Step 1: Understanding the Question:
The question asks for the percentage of the reactant (sucrose) remaining after 6 hours, given that the reaction follows first-order kinetics with a half-life (\(t_{1/2}\)) of 3 hours.
Step 2: Key Formula or Approach:
For a first-order reaction, the amount remaining after \(n\) half-lives is given by:
\[ [A]_t = \frac{[A]_0}{2^n} \]
where \(n = \frac{t}{t_{1/2}}\) is the number of half-lives.

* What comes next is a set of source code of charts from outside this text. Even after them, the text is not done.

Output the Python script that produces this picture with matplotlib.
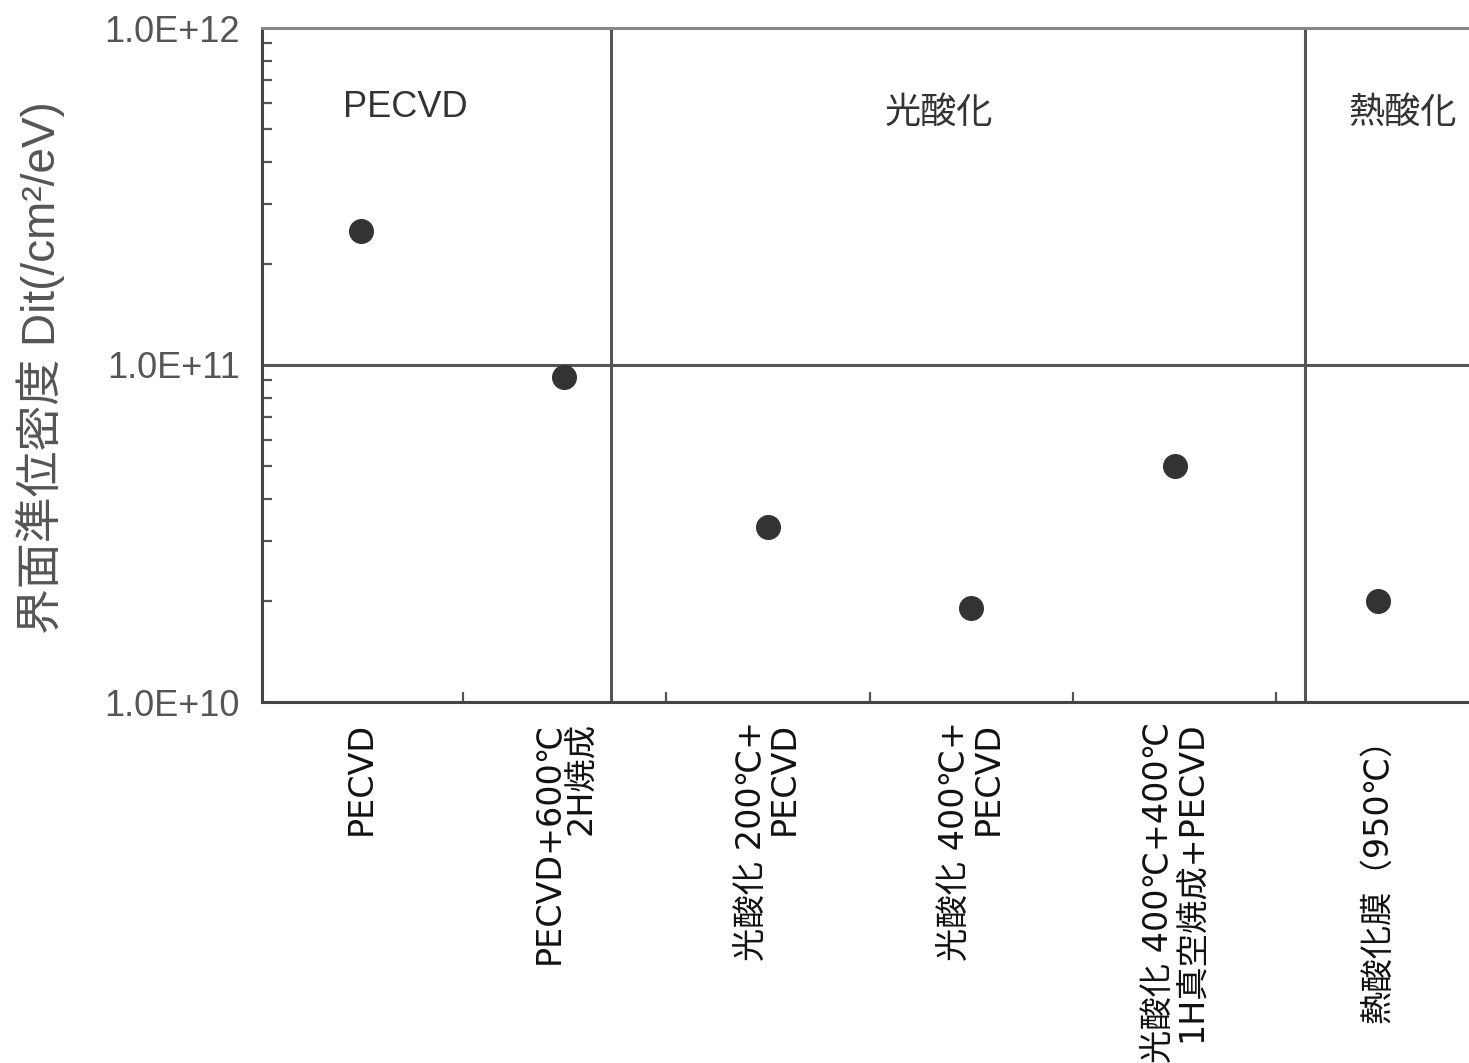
import matplotlib
matplotlib.use("Agg")
import matplotlib.pyplot as plt
from matplotlib.ticker import FixedLocator, LogLocator, NullFormatter

FONT = ["Liberation Sans", "Noto Sans CJK JP", "DejaVu Sans"]
WIDE_FONT = ["DejaVu Sans", "Noto Sans CJK JP"]
plt.rcParams["font.family"] = FONT

# Sample conditions and measured interface state density
categories = [
    "PECVD",
    "PECVD+600℃\n2H焼成",
    "光酸化 200℃+\nPECVD",
    "光酸化 400℃+\nPECVD",
    "光酸化 400℃+400℃\n1H真空焼成+PECVD",
    "熱酸化膜（950℃）",
]
dit_values = [2.5e11, 9.2e10, 3.3e10, 1.9e10, 5.0e10, 2.0e10]

# Process groups: title, centre position, height, right boundary
group_titles = ["PECVD", "光酸化", "熱酸化"]
group_centres = [0.72, 3.34, 5.62]
group_title_y = [5.8e11, 5.6e11, 5.6e11]
group_bounds = [1.729, 5.14]

y_ticks = [1e10, 1e11, 1e12]
y_tick_labels = ["1.0E+10", "1.0E+11", "1.0E+12"]

fig = plt.figure(figsize=(14.69, 10.63), dpi=100)
ax = fig.add_axes([262 / 1469, 1 - 702 / 1063, 1207 / 1469, 674 / 1063])

x = [i + 0.5 for i in range(len(categories))]
ax.plot(x, dit_values, "o", color="#333333", markersize=17, zorder=5)

ax.set_yscale("log")
ax.set_ylim(1e10, 1e12)
ax.set_xlim(0.013, 5.947)

# Group separators and decade line
for b in group_bounds:
    ax.axvline(b, color="#555555", lw=2.2, zorder=2)
ax.axhline(1e11, color="#555555", lw=2.2, zorder=2)

for t, cx, cy in zip(group_titles, group_centres, group_title_y):
    ax.text(cx, cy, t, ha="center", va="center", fontsize=26,
            color="#333333", family=FONT)

# Y axis
ax.yaxis.set_major_locator(FixedLocator(y_ticks))
ax.set_yticklabels(y_tick_labels, fontsize=26, color="#555555")
ax.yaxis.set_minor_locator(LogLocator(base=10, subs=range(2, 10)))
ax.yaxis.set_minor_formatter(NullFormatter())
ax.tick_params(axis="y", which="major", length=0, pad=16)
ax.tick_params(axis="y", which="minor", direction="in", length=7, width=1.6,
               color="#555555")

# X axis: category labels at centres, small inner ticks at boundaries
ax.set_xticks(x)
ax.set_xticklabels(categories, rotation=90, fontsize=24, color="#111111",
                   ha="center", va="top", multialignment="right",
                   linespacing=1.0, family=WIDE_FONT)
ax.set_xticks(range(1, len(categories)), minor=True)
ax.tick_params(axis="x", which="major", length=0, pad=14)
ax.tick_params(axis="x", which="minor", direction="in", length=7, width=1.6,
               color="#555555")

for side in ("left", "bottom"):
    ax.spines[side].set_color("#444444")
    ax.spines[side].set_linewidth(2.2)
ax.spines["top"].set_color("#888888")
ax.spines["top"].set_linewidth(2.2)
ax.spines["right"].set_visible(False)

fig.text(40 / 1469, 1 - 368 / 1063, "界面準位密度 Dit(/cm²/eV)",
         rotation=90, ha="center", va="center", fontsize=33, color="#555555",
         family=FONT)

fig.savefig("out.png", dpi=100, facecolor="white")
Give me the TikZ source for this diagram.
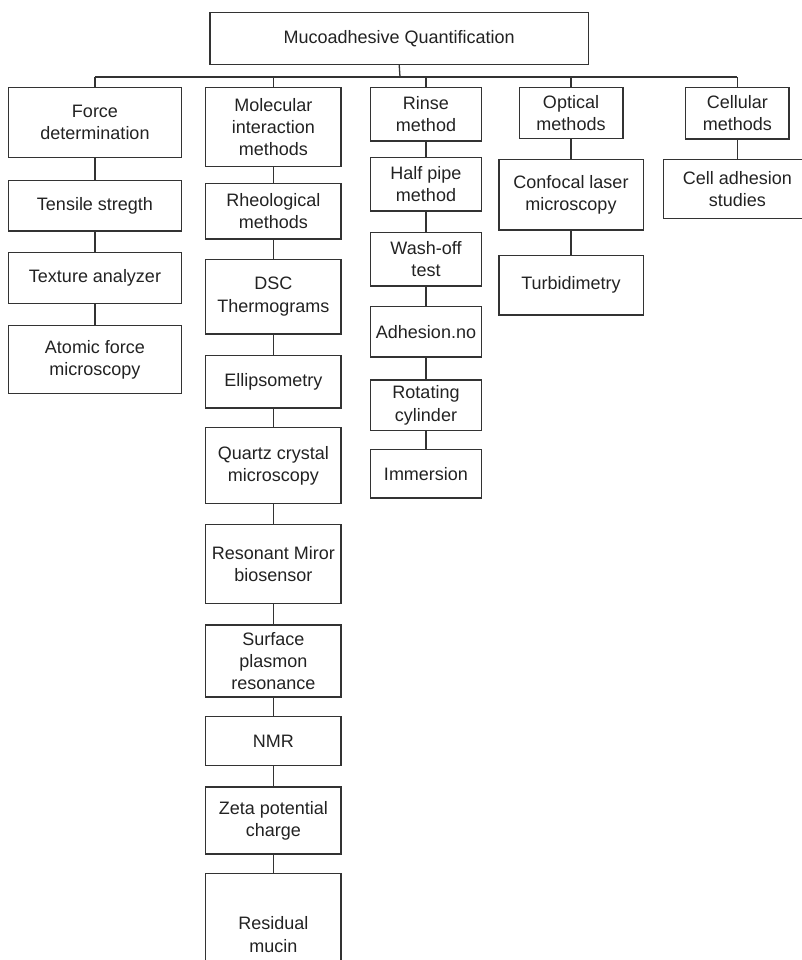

Step 3: Detailed Explanation:
Given:
Half-life \(t_{1/2} = 3\) hr.
Total time \(t = 6\) hr.
Calculate the number of half-lives (\(n\)):
\[ n = \frac{6 \text{ hr}}{3 \text{ hr}} = 2 \]
After 1 half-life (3 hr), 50% of the sucrose remains.
After 2 half-lives (6 hr), half of that amount remains:
\[ \text{Amount left} = \frac{100%}{2^2} = \frac{100%}{4} = 25%. \]
Step 4: Final Answer:
The percentage of sucrose left after 6 hours is 25%.